COLUMBIA, S.C. (CN) - J.P. Morgan Chase Bank falsely claimed that it had forgiven thousands of consumer mortgage debts that the bank already had sold, to try to shirk its responsibility to a consumer-relief settlement with Uncle Sam, the United States and 19 states claim in a recently unsealed year-old case.
The federal government, 19 states and the District of Columbia sued J.P. Morgan in Federal Court under the False Claims Act on May 6, 2013, claiming the bank got credit without providing consumer relief.
The relator, Laurence Schneider, claims he bought thousands of mortgages from J.P. Morgan before the bank sent letters to those consumers, claiming that their debts had been forgiven.
The complaint cites a consent judgment entered against J.P. Morgan after the government's 2012 complaint against the banking industry for fraudulent and unfair mortgage practices "which cost consumers, the federal government, and states billions of dollars."
The banks settled in April 2012, and part of the terms of that settlement was J.P. Morgan had to dish out $4 billion in consumer relief in the form of loan forgiveness and refinancing.
According to the complaint, the bank gets credits toward its obligation by forgiving and modifying loans.
"Before the Consent Judgment was entered into, Chase, eager to get distressed assets off its books, sold a significant amount of its mortgage obligations to avoid the burden and bad publicity associated with the residential foreclosure process," the complaint states. "Between 2006 and 2013, Relator bought the rights to thousands of mortgages owned and serviced by Chase. Numerous borrowers with mortgages Chase had sold to the Relator received loan forgiveness letters from Chase."
The complaint adds: "Relator, through his contacts at Chase, has been made aware that on Sept. 30, 2012, approximately 30,000 debt forgiveness letters were sent to borrowers by Chase. On Dec. 13, 2012 another 10,000, and on Jan. 31, 2013 another 8,000 letters were sent.
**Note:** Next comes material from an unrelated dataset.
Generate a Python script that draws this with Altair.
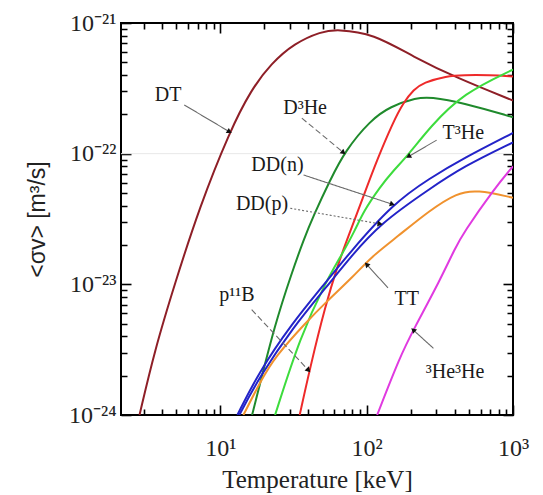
import math
import altair as alt
import pandas as pd

# ---------------- data ----------------
dt_T = [2.81, 3.56, 4.88, 7.22, 11.6, 16.3, 22.3, 32.1, 48.9, 63, 111, 209, 413, 1000]
dt_sv = [1.0e-24, 3.1e-24, 1.0e-23, 3.9e-23, 1.48e-22, 3.1e-22, 4.9e-22, 7.0e-22, 8.6e-22, 8.95e-22, 8.3e-22, 5.5e-22, 3.8e-22, 2.55e-22]

d3he_T = [16.5, 17.8, 23.7, 30.8, 37.1, 43.4, 56.4, 71.3, 106, 145, 220, 271, 457, 1000]
d3he_sv = [1.0e-24, 1.39e-24, 5.0e-24, 1.22e-23, 2.19e-23, 3.36e-23, 6.3e-23, 1.05e-22, 1.8e-22, 2.3e-22, 2.68e-22, 2.72e-22, 2.45e-22, 1.9e-22]

p11b_T = [34.9, 41.1, 52.1, 64.2, 71.3, 95, 117.5, 152, 178, 210, 244, 352, 457, 700, 1000]
p11b_sv = [1.0e-24, 2.3e-24, 6.8e-24, 1.45e-23, 2.0e-23, 4.7e-23, 8.9e-23, 1.75e-22, 2.45e-22, 3.1e-22, 3.5e-22, 3.93e-22, 4.0e-22, 4.0e-22, 3.9e-22]

t3he_T = [23.7, 35.2, 53.5, 65.9, 83.6, 95, 124, 152, 193, 271, 457, 1000]
t3he_sv = [1.0e-24, 4.0e-24, 1.08e-23, 1.6e-23, 2.6e-23, 3.6e-23, 5.6e-23, 7.4e-23, 9.8e-23, 1.6e-22, 2.9e-22, 4.4e-22]

ddn_T = [13.1, 18.2, 30.8, 52.1, 75, 152, 271, 458, 1000]
ddn_sv = [1.0e-24, 2.09e-24, 5.0e-24, 1.02e-23, 1.7e-23, 4.17e-23, 6.5e-23, 9.2e-23, 1.44e-22]

ddp_T = [13.5, 18.5, 31.5, 53, 77, 124, 271, 458, 1000]
ddp_sv = [1.0e-24, 1.95e-24, 4.7e-24, 9.5e-24, 1.6e-23, 2.93e-23, 5.4e-23, 7.96e-23, 1.22e-22]

tt_T = [14.4, 18.8, 23.7, 39.1, 52.1, 81.3, 108, 161, 271, 413, 565, 1000]
tt_sv = [1.0e-24, 1.8e-24, 2.8e-24, 5.2e-24, 7.2e-24, 1.15e-23, 1.63e-23, 2.3e-23, 3.7e-23, 5.0e-23, 5.3e-23, 4.6e-23]

he3he3_T = [118, 169, 209, 318, 402, 457, 735, 1000]
he3he3_sv = [1.0e-24, 2.8e-24, 4.5e-24, 1.08e-23, 1.89e-23, 2.46e-23, 5.3e-23, 8.0e-23]

curve_names = ["DT", "D3He", "p11B", "T3He", "DD(n)", "DD(p)", "TT", "3He3He"]
curve_T = [dt_T, d3he_T, p11b_T, t3he_T, ddn_T, ddp_T, tt_T, he3he3_T]
curve_sv = [dt_sv, d3he_sv, p11b_sv, t3he_sv, ddn_sv, ddp_sv, tt_sv, he3he3_sv]
curve_colors = ["#8e1f27", "#1f8a2c", "#ee2a2a", "#3ddc3d", "#2323c8", "#2323c8", "#f0922e", "#e03ae0"]

# annotation labels
label_text = ["DT", "D³He", "T³He", "DD(n)", "DD(p)", "p¹¹B", "TT", "³He³He"]
label_T = [4.4, 38, 458, 24.6, 19.3, 13.0, 188, 402]
label_sv = [2.81e-22, 2.22e-22, 1.43e-22, 8.2e-23, 4.1e-23, 8.3e-24, 7.7e-24, 2.15e-24]

# annotation arrows (start -> end)
arrow_T1 = [5.68, 36.1, 301, 37.1, 30.1, 16.4, 140, 286]
arrow_sv1 = [2.36e-22, 1.87e-22, 1.27e-22, 6.87e-23, 3.82e-23, 6.4e-24, 9.4e-24, 3.24e-24]
arrow_T2 = [11.57, 69.5, 193, 150, 123.6, 40.1, 100, 208]
arrow_sv2 = [1.47e-22, 1.02e-22, 9.5e-23, 4.1e-23, 2.9e-23, 2.2e-24, 1.42e-23, 4.48e-24]
arrow_style = ["solid", "dashed", "solid", "solid", "dotted", "dashed", "solid", "solid"]

# axes
x_domain = [2.1, 1000]
y_domain = [1e-24, 1e-21]
x_tick_values = [10, 100, 1000]
x_tick_labels = ["10¹", "10²", "10³"]
y_tick_values = [1e-24, 1e-23, 1e-22, 1e-21]
y_tick_exps = [-24, -23, -22, -21]
y_tick_labels = ["10⁻²⁴", "10⁻²³", "10⁻²²", "10⁻²¹"]
x_minor = [3, 4, 5, 6, 7, 8, 9, 20, 30, 40, 50, 60, 70, 80, 90, 200, 300, 400, 500, 600, 700, 800, 900]
y_minor = [m * 10.0 ** e for e in (-24, -23, -22) for m in range(2, 10)]

W, H = 392, 392
SERIF = "Liberation Serif"
TL = 10          # tick length (major); axis line is moved inside the frame by this much
MINOR_GAP = 4    # minor ticks: first part of the tick left blank so they are shorter

# ---------------- build tables ----------------
rows = []
for name, Ts, svs in zip(curve_names, curve_T, curve_sv):
    for i, (t, s) in enumerate(zip(Ts, svs)):
        rows.append({"curve": name, "T": t, "sv": s, "i": i})
curves_df = pd.DataFrame(rows)

labels_df = pd.DataFrame({"text": label_text, "T": label_T, "sv": label_sv})

kx = W / (math.log10(x_domain[1]) - math.log10(x_domain[0]))
ky = H / (math.log10(y_domain[1]) - math.log10(y_domain[0]))
angs = []
for t1, s1, t2, s2 in zip(arrow_T1, arrow_sv1, arrow_T2, arrow_sv2):
    dx = (math.log10(t2) - math.log10(t1)) * kx
    dy = -(math.log10(s2) - math.log10(s1)) * ky
    angs.append(math.degrees(math.atan2(dy, dx)) % 360)
arrows_df = pd.DataFrame({"T1": arrow_T1, "sv1": arrow_sv1, "T2": arrow_T2,
                          "sv2": arrow_sv2, "style": arrow_style, "ang": angs})

xs = alt.Scale(type="log", domain=x_domain, nice=False)
ys = alt.Scale(type="log", domain=y_domain, nice=False)
dash_scale = alt.Scale(domain=["solid", "dashed", "dotted"], range=[[1, 0], [6, 3], [2, 2]])

x_all = sorted(x_tick_values + x_minor)
y_all = sorted(y_tick_values + y_minor)

x_expr = " : ".join(f"datum.value == {v} ? '{l}'" for v, l in zip(x_tick_values, x_tick_labels)) + " : ''"
y_is_minor = "abs(log(datum.value)/LN10 - round(log(datum.value)/LN10)) > 0.001"
y_expr = (f"{y_is_minor} ? '' : (" +
          " : ".join(f"round(log(datum.value)/LN10) == {e} ? '{l}'" for e, l in zip(y_tick_exps, y_tick_labels))
          + " : '')")
x_is_minor = "indexof([" + ",".join(str(v) for v in x_tick_values) + "], datum.value) < 0"


def make_axes(conditional):
    if conditional:
        xdash = {"condition": {"test": x_is_minor, "value": [0, MINOR_GAP, TL]}, "value": [TL, 0]}
        ydash = {"condition": {"test": y_is_minor, "value": [0, MINOR_GAP, TL]}, "value": [TL, 0]}
        tick_kw_x = dict(tickDash=xdash)
        tick_kw_y = dict(tickDash=ydash)
    else:
        tick_kw_x, tick_kw_y = {}, {}
    common = dict(ticks=True, tickSize=TL, tickWidth=1.6, tickColor="#000", offset=-TL,
                  domain=False, grid=False, labelFlush=False, labelOverlap=False, labelBound=False)
    bottom = alt.Axis(orient="bottom", values=x_all, labelExpr=x_expr, title="Temperature [keV]",
                      labelFont=SERIF, labelFontSize=24, labelColor="#222", labelBaseline="alphabetic",
                      labelPadding=40,
                      titleFont=SERIF, titleFontSize=25, titleFontWeight="normal", titleColor="#222",
                      titleY=64 + TL, titleBaseline="middle", **common, **tick_kw_x)
    left = alt.Axis(orient="left", values=y_all, labelExpr=y_expr, title="<σv> [m³/s]",
                    labelFont=SERIF, labelFontSize=24, labelColor="#222", labelBaseline="middle",
                    labelPadding=5,
                    titleFont="Liberation Sans", titleFontSize=23, titleFontWeight="normal", titleColor="#222",
                    titleX=-84 - TL, titleY=196, titleAngle=270, titleAlign="center", titleBaseline="middle",
                    **common, **tick_kw_y)
    top = alt.Axis(orient="top", values=x_all, labels=False, title=None, **common, **tick_kw_x)
    right = alt.Axis(orient="right", values=y_all, labels=False, title=None, **common, **tick_kw_y)
    return bottom, left, top, right


def build(conditional):
    bottom, left, top, right = make_axes(conditional)

    def X(field, axis=None):
        return alt.X(field, scale=xs, axis=axis)

    def Y(field, axis=None):
        return alt.Y(field, scale=ys, axis=axis)

    grid22 = alt.Chart(pd.DataFrame({"g": [1e-22]})).mark_rule(color="#e8e8e8", strokeWidth=1).encode(
        y=Y("g:Q"), x=alt.value(0), x2=alt.value(W))

    lines = alt.Chart(curves_df).mark_line(clip=True, strokeWidth=2, interpolate="basis").encode(
        x=X("T:Q", bottom),
        y=Y("sv:Q", left),
        color=alt.Color("curve:N", scale=alt.Scale(domain=curve_names, range=curve_colors), legend=None),
        detail="curve:N",
        order="i:Q",
    )

    mirror = alt.Chart(curves_df).mark_point(opacity=0).encode(
        x=X("T:Q", top), y=Y("sv:Q", right))

    arrow_lines = alt.Chart(arrows_df).mark_rule(color="#6a6a6a", strokeWidth=1.1).encode(
        x=X("T1:Q"), y=Y("sv1:Q"),
        x2="T2:Q", y2="sv2:Q",
        strokeDash=alt.StrokeDash("style:N", scale=dash_scale, legend=None),
    )
    arrow_heads = alt.Chart(arrows_df).mark_point(shape="triangle-right", filled=True, color="#111",
                                                  size=35, opacity=1).encode(
        x=X("T2:Q"), y=Y("sv2:Q"),
        angle=alt.Angle("ang:Q", scale=None),
    )

    texts = alt.Chart(labels_df).mark_text(font=SERIF, fontSize=20, color="#1a1a1a",
                                           align="center", baseline="middle").encode(
        x=X("T:Q"), y=Y("sv:Q"), text="text:N")

    return alt.layer(grid22, lines, arrow_lines, arrow_heads, texts, mirror).properties(
        width=W, height=H,
        padding={"left": 121, "top": 23, "right": 30, "bottom": 80},
        autosize=alt.AutoSizeParams(type="none"),
        background="white",
    ).resolve_axis(x="independent", y="independent").configure_view(stroke="#000", strokeWidth=2)


try:
    chart = build(True)
    chart.to_dict()
except Exception:
    chart = build(False)

chart.save("out.html", embed_options={"renderer": "svg", "actions": False})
These letters represented to consumers that, pursuant to the terms of the national mortgage settlement agreement, they were discharged from their obligations to make further payments on the mortgage, which Chase stated it had forgiven."
The letters, according to the complaint, were robo-signed by the bank, and sent out to get credits under the terms of the consent judgment.
"However, Chase was not entitled to all of the credits, because Chase no longer owned many of the loans it forgave or forgave loans that were not eligible for relief," the complaint states.
Schneider and the government say the bank offered to buy back the mortgages at a discount or send retraction letters to consumers, but that "Chase has not submitted to the Government anything correcting Chase's erroneous claim for credit for forgiveness of loans that it did not own and, to this day, claims credit for the loans it forgave despite no longer owning such loans."
The complaint adds: "The defendants concealed their conduct and disseminated false and misleading statements to mortgage holders and the U.S. Government and the States which agreed to the Consent Judgment."
Schneider and the federal government are joined by California, Delaware, Florida, Georgia, Hawaii, Illinois, Indiana, Iowa, Massachusetts, Minnesota, Montana, Nevada, New Jersey, New Mexico, New York, North Carolina, Rhode Island, Tennessee, Virginia and the District of Columbia.
The plaintiffs are represented by Richard Harpootlian, who could not be reached for comment Tuesday.